Even with this decomposition in hand, it is not entirely obvious how to quickly compute the Lipschitz norm approximately. But there is a neat trick to pull this off. For each product set $E_j \times E'_j$, pick just one representative $x_j \in E_j$ and one representative $y_j \in E'_j$. Then the quantity $K := \sup_{1 \leq j \leq J} \frac{|f(x_j)-f(y_j)|}{|x_j-y_j|},$

which can be computed in $O_\varepsilon(N)$ time, is certainly a lower bound for $\|f\|_{Lip}$. It turns out that it is a pretty good upper bound too; in fact, $\|f\|_{Lip}$ cannot exceed $(1 + 100 \varepsilon)K$ (say). This can be demonstrated by a clever infinite descent argument.

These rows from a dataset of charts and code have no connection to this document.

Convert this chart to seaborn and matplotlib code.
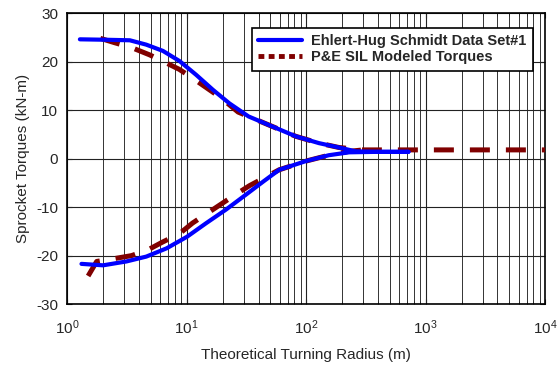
import pandas as pd
import seaborn as sns
import matplotlib.pyplot as plt
from matplotlib.lines import Line2D
from matplotlib.ticker import LogLocator, NullFormatter

# Datos medidos (Ehlert-Hug Schmidt) - rama superior e inferior
medido_radio_sup = [1.28, 2.2, 3.35, 4.6, 6.35, 8.75, 12, 16.6, 22.8, 33, 52.6, 82, 128, 188, 260, 400, 720]
medido_par_sup = [24.6, 24.5, 24.4, 23.5, 22.2, 20.1, 17.3, 14.2, 11.4, 8.7, 6.6, 4.6, 3.2, 2.3, 1.5, 1.4, 1.4]
medido_radio_inf = [1.32, 2.0, 3.14, 4.6, 6.8, 10.1, 14.6, 21.4, 31.5, 44, 59.6, 100, 155, 229, 400, 720]
medido_par_inf = [-21.7, -22.0, -21.2, -20.2, -18.5, -16.1, -13.3, -10.5, -7.4, -4.7, -2.3, -0.5, 0.7, 1.3, 1.4, 1.4]

# Modelo (P&E SIL) - rama superior e inferior
modelo_radio_sup = [1.9, 2.5, 3.46, 4.9, 6.3, 8.7, 11.7, 19.5, 27, 52.6, 82, 128, 188, 300, 1000, 3000, 10000]
modelo_par_sup = [24.8, 23.9, 22.9, 21.4, 20.1, 18.4, 16.3, 12.5, 9.6, 6.6, 4.6, 3.2, 2.3, 1.8, 1.8, 1.8, 1.8]
modelo_radio_inf = [1.5, 1.77, 2.5, 3.46, 4.76, 6.3, 8.7, 11.2, 21.4, 27.7, 33.5, 59.6, 100, 155, 229, 300]
modelo_par_inf = [-24.2, -21.2, -20.6, -20.0, -18.8, -17.2, -15.5, -13.3, -8.7, -6.9, -5.6, -2.3, -0.5, 0.7, 1.5, 1.8]

medido = pd.DataFrame({
    "Radio": medido_radio_sup + medido_radio_inf,
    "Par": medido_par_sup + medido_par_inf,
    "Rama": ["sup"] * len(medido_radio_sup) + ["inf"] * len(medido_radio_inf),
})
modelo = pd.DataFrame({
    "Radio": modelo_radio_sup + modelo_radio_inf,
    "Par": modelo_par_sup + modelo_par_inf,
    "Rama": ["sup"] * len(modelo_radio_sup) + ["inf"] * len(modelo_radio_inf),
})

sns.set_style("ticks")
plt.rcParams["font.family"] = ["Liberation Sans", "DejaVu Sans"]
plt.rcParams["mathtext.fontset"] = "custom"
plt.rcParams["mathtext.rm"] = "Liberation Sans"
plt.rcParams["axes.unicode_minus"] = False

fig = plt.figure(figsize=(5.59, 3.75), dpi=100)
ax = fig.add_axes([0.12, 0.189, 0.855, 0.776])

azul = "#0000ff"
rojo = "#800000"

sns.lineplot(data=modelo, x="Radio", y="Par", units="Rama", estimator=None, sort=False,
             color=rojo, linewidth=3.6, ax=ax, zorder=3)
sns.lineplot(data=medido, x="Radio", y="Par", units="Rama", estimator=None, sort=False,
             color=azul, linewidth=3.0, ax=ax, zorder=4)
for ln in ax.lines[:2]:
    ln.set_dashes((4, 3.2))
    ln.set_solid_capstyle("butt")

ax.set_xscale("log")
ax.set_xlim(1, 10000)
ax.set_ylim(-30, 30)
ax.set_yticks(range(-30, 31, 10))
ax.xaxis.set_major_locator(LogLocator(base=10, numticks=10))
ax.xaxis.set_minor_locator(LogLocator(base=10, subs=range(2, 10), numticks=100))
ax.xaxis.set_minor_formatter(NullFormatter())
ax.grid(True, which="major", color="#222222", linewidth=0.8)
ax.grid(True, which="minor", axis="x", color="#333333", linewidth=0.7)
ax.tick_params(direction="in", top=True, right=True, labelsize=11, which="both")
ax.tick_params(axis="x", pad=10)
ax.tick_params(axis="y", pad=6.5)
for s in ax.spines.values():
    s.set_color("black")
    s.set_linewidth(1.2)

ax.set_xlabel("Theoretical Turning Radius (m)", fontsize=11, labelpad=8)
ax.set_ylabel("Sprocket Torques (kN-m)", fontsize=11)

manejadores = [
    Line2D([], [], color=azul, linewidth=3.0),
    Line2D([], [], color=rojo, linewidth=3.5, dashes=(1.2, 0.9)),
]
leg = ax.legend(manejadores, ["Ehlert-Hug Schmidt Data Set#1", "P&E SIL Modeled Torques"],
                loc="upper right", bbox_to_anchor=(0.983, 0.965),
                prop={"size": 10.5, "weight": "bold"},
                frameon=True, fancybox=False, framealpha=1, edgecolor="black",
                handlelength=3.0, handletextpad=0.6, borderpad=0.45, labelspacing=0.15,
                borderaxespad=0.3)
leg.get_frame().set_linewidth(1.2)

plt.savefig("out.png", dpi=100)
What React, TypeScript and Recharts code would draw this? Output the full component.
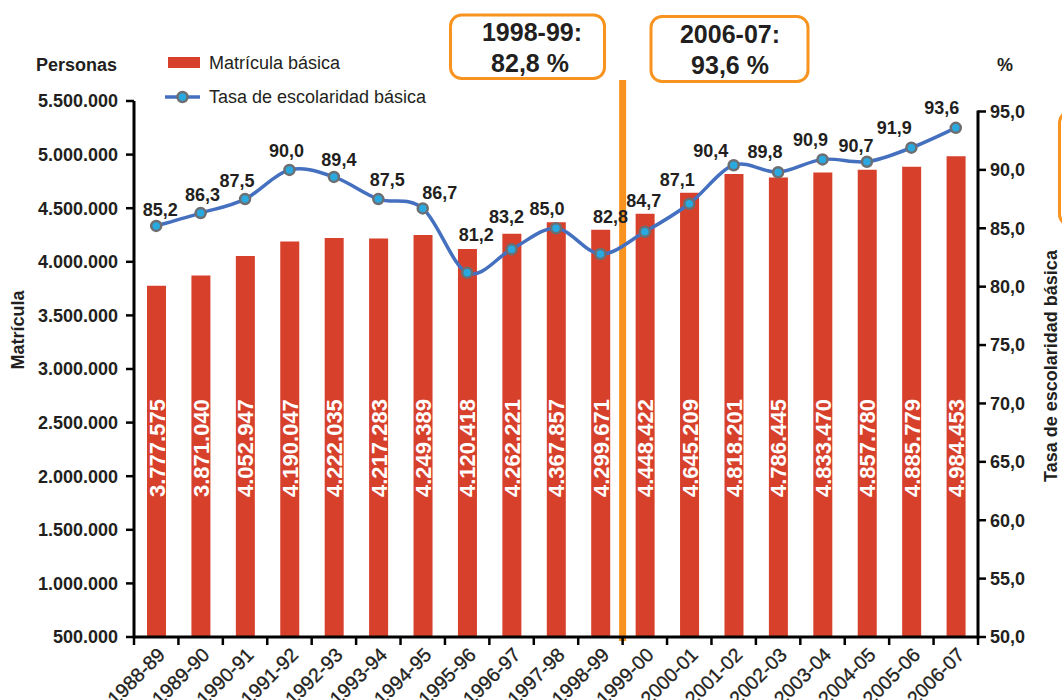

More precisely, suppose for contradiction that the Lipschitz norm was larger than this, then there exist distinct x, y such that $|f(x)-f(y)| > (1 + 100 \varepsilon) K |x-y|$.

On the other hand, we know that there must be some product $E_j \times E'_j$ such that $x \in E_j$ and $y \in E'_j$. Then by definition of K we have $|f(x_j)-f(y_j)| \leq K |x_j-y_j|$

and also $|x-x_j|, |y-y_j| \leq \varepsilon |x-y|$.

Putting all this together using the triangle inequality, we soon see that either $|f(x)-f(x_j)| > (1 + 100 \varepsilon) K |x-x_j|$

or $|f(y)-f(y_j)| > (1 + 100 \varepsilon) K |y-y_j|$,

thus leading to a pair $(x,x_j)$ or $(y,y_j)$ which also exhibits large Lipschitz norm but which has a smaller separation than $(x,y)$. But if we keep iterating this we obtain an infinite descent, which is absurd. This explains how one obtains the nearly linear time computation of the Lipschitz norm; and apparently a similar method also computes higher extension norms.